### Exercise task
Repeat everything from the first line of the listing below through the line that contains "years = list(range(2003, 2020))", exactly. Leave out pictures.

### Material

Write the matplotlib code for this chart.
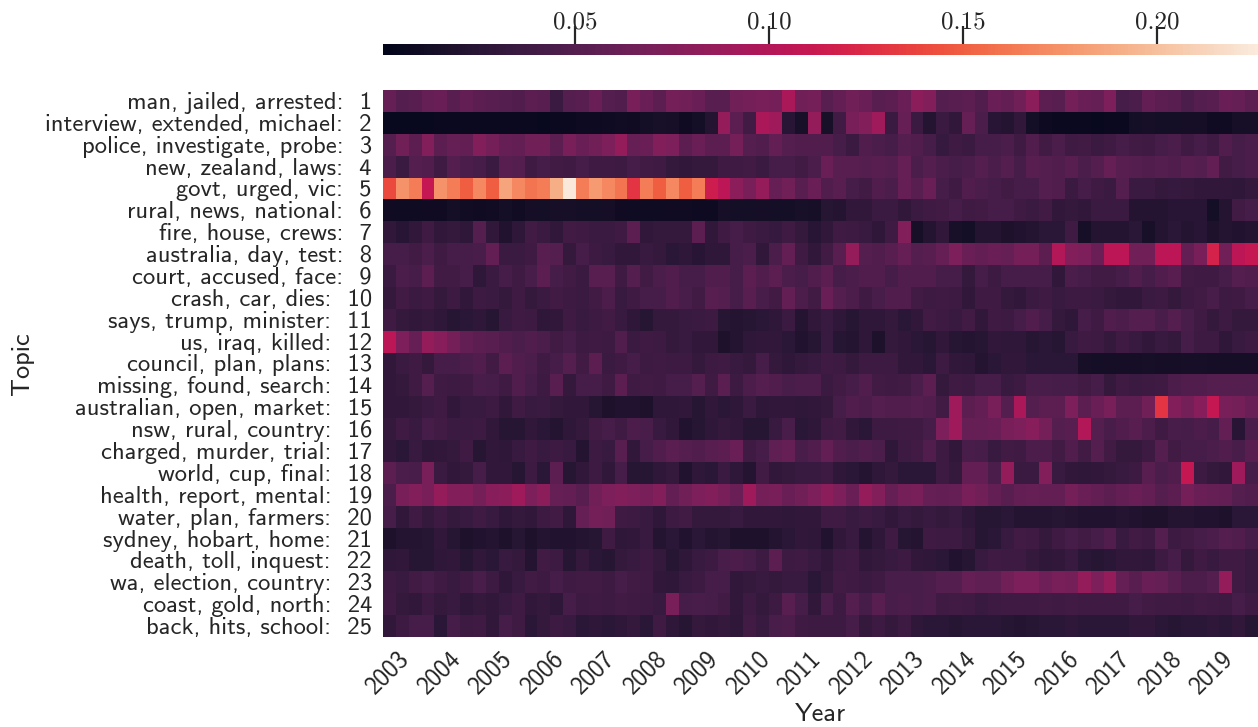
import numpy as np
import matplotlib
matplotlib.use('Agg')
import matplotlib.pyplot as plt
import matplotlib.transforms as mtrans
import seaborn as sns

topics = ['man, jailed, arrested', 'interview, extended, michael', 'police, investigate, probe',
          'new, zealand, laws', 'govt, urged, vic', 'rural, news, national', 'fire, house, crews',
          'australia, day, test', 'court, accused, face', 'crash, car, dies', 'says, trump, minister',
          'us, iraq, killed', 'council, plan, plans', 'missing, found, search', 'australian, open, market',
          'nsw, rural, country', 'charged, murder, trial', 'world, cup, final', 'health, report, mental',
          'water, plan, farmers', 'sydney, hobart, home', 'death, toll, inquest', 'wa, election, country',
          'coast, gold, north', 'back, hits, school']
years = list(range(2003, 2020))

# topic shares per quarter, in thousandths
t01 = [60,50,52,60,62,52,58,55,52,50,48,55,52,35,50,52,62,50,48,70,62,55,68,65,62,52,52,65,68,70,68,95,65,68,
       52,58,65,62,52,55,62,80,75,50,52,55,48,62,58,65,80,55,52,68,62,60,72,42,45,58,55,52,45,50,52,62,60,55]
t02 = [5,5,5,5,6,6,6,6,7,7,6,6,5,6,7,8,8,9,11,10,12,15,14,10,12,22,85,55,40,95,90,25,15,85,
       15,40,70,75,90,35,60,35,22,35,30,60,45,25,22,30,12,8,6,7,6,5,6,7,12,14,12,12,13,13,10,10,14,14]
t03 = [50,65,55,75,55,60,58,75,68,60,58,66,66,55,70,62,65,72,85,60,62,75,72,55,62,55,55,68,50,48,58,50,48,48,
       48,42,35,48,45,42,50,48,42,33,38,35,42,42,45,38,48,40,45,38,40,35,38,42,40,38,42,45,38,42,38,48,42,45]
t04 = [45,35,50,48,38,50,45,42,35,52,50,38,42,40,38,42,38,38,36,42,40,38,32,30,32,32,38,38,40,35,42,42,40,45,
       62,52,52,50,52,50,60,45,50,45,42,45,50,45,50,42,52,50,48,52,45,50,60,52,50,48,50,48,52,50,58,40,42,45]
t05 = [140,175,165,110,175,165,150,170,150,185,170,160,165,190,225,165,180,170,160,130,165,150,170,150,165,115,105,80,70,85,60,65,52,62,
       48,52,42,40,48,45,60,52,62,42,38,48,45,42,40,42,42,50,48,35,42,38,35,50,35,35,32,33,32,30,30,30,28,32]
t06 = [10,9,9,10,10,12,11,10,11,12,11,13,12,14,14,12,12,13,10,9,9,9,10,10,8,8,14,12,12,13,12,12,15,14,
       24,22,30,30,35,35,30,35,38,40,42,38,40,42,42,38,35,40,30,32,30,35,35,35,22,22,22,25,25,25,12,22,40,42]
t07 = [30,25,30,38,30,32,28,50,30,20,28,40,35,30,40,38,35,35,38,55,30,32,32,32,55,30,38,42,38,35,33,38,32,25,
       30,38,36,34,28,38,75,14,22,30,15,12,22,22,18,20,22,26,26,38,14,22,22,22,26,15,22,26,22,25,18,22,20,22]
t08 = [42,42,40,45,38,42,42,44,58,35,35,38,52,50,32,42,36,34,30,30,34,32,26,28,25,28,28,42,45,30,45,58,38,30,
       40,52,85,50,48,52,60,50,52,60,72,62,58,62,60,68,68,55,100,75,72,62,105,105,65,65,105,105,58,70,120,65,105,110]
t09 = [35,45,42,55,40,40,42,28,35,42,38,44,55,42,40,35,52,52,38,50,40,45,48,42,42,48,48,42,55,48,55,45,42,48,
       55,42,45,48,48,42,48,48,48,42,42,32,42,36,42,42,42,42,30,45,42,40,40,42,48,42,48,52,40,38,38,42,50,48]
t10 = [32,40,35,38,32,36,30,36,35,32,38,32,35,40,36,35,40,46,34,38,42,42,48,44,40,52,50,42,52,44,40,58,46,40,
       62,50,46,38,44,48,48,40,36,38,36,30,38,38,32,30,35,38,34,36,36,35,32,30,30,35,36,32,36,40,44,36,38,42]
t11 = [38,32,30,32,28,24,26,28,24,34,38,36,28,30,38,34,36,40,34,28,24,32,32,34,35,36,24,22,24,26,28,35,22,30,
       34,28,24,28,28,32,26,30,40,36,34,40,30,38,36,42,48,42,32,28,42,38,48,46,50,50,44,50,44,38,32,36,32,32]
t12 = [105,72,60,85,78,68,58,55,52,48,45,48,45,40,42,36,38,36,48,35,38,36,32,34,30,30,18,22,28,30,30,26,20,24,
       34,24,22,28,18,32,30,26,24,30,24,22,24,30,28,28,24,26,24,34,38,36,32,38,34,30,34,32,42,36,36,28,34,36]
t13 = [30,35,38,32,42,42,45,48,40,55,48,45,38,42,50,40,55,35,38,42,36,38,36,36,32,36,38,34,32,42,32,28,32,34,
       38,36,32,36,36,36,30,30,26,36,30,28,22,26,30,30,26,26,26,26,14,12,13,13,13,14,13,13,14,14,13,13,13,13]
t14 = [30,32,38,50,38,36,38,44,42,38,48,42,36,52,32,42,42,38,55,38,40,38,42,42,50,38,54,36,46,50,48,44,46,46,
       35,40,42,48,40,38,40,45,55,32,38,36,42,42,34,36,44,44,42,42,40,42,32,38,35,36,38,46,48,48,50,50,50,50]
t15 = [30,30,32,35,38,30,34,34,36,30,38,34,35,32,30,30,24,18,20,20,18,28,28,30,24,30,26,28,35,28,30,30,28,30,
       32,42,48,46,50,48,48,50,48,40,90,55,58,70,50,95,50,55,55,72,55,62,70,55,55,65,130,75,68,78,110,70,68,62]
t16 = [32,38,34,42,40,35,35,36,30,24,24,30,26,22,28,32,40,42,38,46,44,34,30,20,24,28,32,30,24,24,34,44,26,28,
       38,40,30,26,36,36,38,38,42,72,90,60,60,62,70,72,78,68,50,52,100,50,44,48,52,46,38,44,42,46,42,58,25,45]
t17 = [30,26,34,28,30,32,38,24,30,28,34,38,34,36,34,22,36,34,52,30,42,48,54,50,48,52,55,62,38,42,56,60,44,48,
       58,48,45,48,45,28,36,40,48,36,30,44,42,34,40,38,46,46,40,48,40,50,40,32,32,36,50,40,42,42,45,48,44,52]
t18 = [55,45,44,70,35,30,32,42,30,30,24,36,26,55,24,30,36,30,42,24,24,28,32,20,28,26,35,28,22,40,30,32,34,34,
       36,28,26,22,28,32,26,26,26,36,32,58,58,45,85,35,35,75,34,30,28,30,32,34,36,52,45,48,110,36,32,30,90,42]
t19 = [45,70,75,70,85,75,75,68,78,80,90,72,80,60,58,52,65,72,75,72,70,75,58,65,72,75,70,62,90,68,70,62,65,72,
       80,72,62,85,75,60,68,70,60,58,60,70,65,58,52,58,60,58,58,68,62,58,55,58,62,58,50,55,68,62,60,58,50,48]
t20 = [42,30,38,32,36,32,34,38,34,28,32,30,36,40,28,60,68,65,38,36,34,28,36,40,32,32,32,34,30,30,30,28,30,30,
       38,38,34,36,34,30,34,32,34,32,34,28,24,24,26,22,22,22,24,22,20,20,20,22,20,18,18,22,22,20,20,18,26,26]
t21 = [18,22,22,24,30,24,18,20,22,18,24,18,22,20,20,22,24,38,28,30,34,22,26,20,26,22,24,18,18,18,22,26,30,28,
       20,30,34,22,28,38,24,22,38,36,36,32,24,26,34,40,38,32,38,42,40,42,48,34,40,36,50,36,40,42,45,50,48,42]
t22 = [28,30,24,24,28,30,24,30,26,34,32,22,40,36,24,32,26,24,32,34,36,32,24,28,34,36,44,46,42,36,55,36,38,34,
       30,36,38,30,32,34,36,30,28,26,20,24,34,38,36,36,32,28,30,34,26,24,26,30,30,28,36,42,32,38,34,38,38,34]
t23 = [36,34,40,42,38,34,38,44,36,28,34,40,36,42,38,40,40,36,42,40,38,30,28,34,36,42,42,30,32,34,32,34,34,26,
       32,40,38,35,38,44,44,44,46,50,50,60,56,56,65,72,72,64,70,68,85,72,85,60,52,62,60,52,46,46,50,85,38,34]
t24 = [38,32,30,36,32,34,28,32,30,34,38,30,32,28,42,36,38,36,40,38,36,34,70,42,44,42,40,30,36,32,36,52,42,30,
       45,36,50,42,52,44,46,44,46,38,40,38,34,36,38,38,38,40,38,40,38,38,38,38,42,40,38,38,36,40,38,36,42,38]
t25 = [30,36,42,42,26,42,36,38,30,42,38,26,32,36,34,26,28,26,28,32,26,38,28,24,32,30,32,28,40,34,44,46,38,36,
       36,36,42,32,36,32,36,28,26,26,24,26,26,26,24,22,24,26,26,28,26,26,26,26,30,30,26,24,26,26,28,26,30,24]

rows = [t01, t02, t03, t04, t05, t06, t07, t08, t09, t10, t11, t12, t13,
        t14, t15, t16, t17, t18, t19, t20, t21, t22, t23, t24, t25]
data = np.array(rows) / 1000

text_color = '#262626'

fig = plt.figure(figsize=(12.58, 7.27), dpi=100)
W, H = 1258, 727
ax = fig.add_axes([383 / W, 1 - 637 / H, 875 / W, 547 / H])
cax = fig.add_axes([383 / W, 1 - 55 / H, 875 / W, 11 / H])

sns.heatmap(data, ax=ax, cbar_ax=cax, cmap='rocket', vmin=0.0005, vmax=0.226,
            cbar_kws={'orientation': 'horizontal'})

ylabels = ['{}:  {}'.format(t, i + 1) for i, t in enumerate(topics)]
ax.set_yticks(np.arange(len(topics)) + 0.5)
ax.set_yticklabels(ylabels, rotation=0, fontsize=17.7, family='cmss10', color=text_color)
ax.set_xticks(np.arange(len(years)) * 4 + 0.4)
ax.set_xticklabels(years, rotation=45, fontsize=18, family='cmss10', color=text_color)
ax.tick_params(axis='x', length=0, pad=7)
ax.tick_params(axis='y', length=0, pad=8)
ax.set_ylabel('Topic', fontsize=19, family='cmss10', color=text_color, labelpad=8)
ax.set_xlabel('Year', fontsize=19, family='cmss10', color=text_color, labelpad=3.5)

# labels sit a little lower than the row centres
shift = mtrans.ScaledTranslation(0, -2 / 100, fig.dpi_scale_trans)
for label in ax.get_yticklabels():
    label.set_transform(label.get_transform() + shift)

# colorbar ticks go on top
cax.xaxis.set_ticks_position('top')
cax.set_xticks([0.05, 0.10, 0.15, 0.20])
cax.set_xticklabels(['0.05', '0.10', '0.15', '0.20'], fontsize=18, family='cmr10', color=text_color)
cax.tick_params(length=13, width=1.6, color=text_color, pad=-5.5)

fig.savefig('out.png', dpi=100)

### Full solution
Write the matplotlib code for this chart.
import numpy as np
import matplotlib
matplotlib.use('Agg')
import matplotlib.pyplot as plt
import matplotlib.transforms as mtrans
import seaborn as sns

topics = ['man, jailed, arrested', 'interview, extended, michael', 'police, investigate, probe',
          'new, zealand, laws', 'govt, urged, vic', 'rural, news, national', 'fire, house, crews',
          'australia, day, test', 'court, accused, face', 'crash, car, dies', 'says, trump, minister',
          'us, iraq, killed', 'council, plan, plans', 'missing, found, search', 'australian, open, market',
          'nsw, rural, country', 'charged, murder, trial', 'world, cup, final', 'health, report, mental',
          'water, plan, farmers', 'sydney, hobart, home', 'death, toll, inquest', 'wa, election, country',
          'coast, gold, north', 'back, hits, school']
years = list(range(2003, 2020))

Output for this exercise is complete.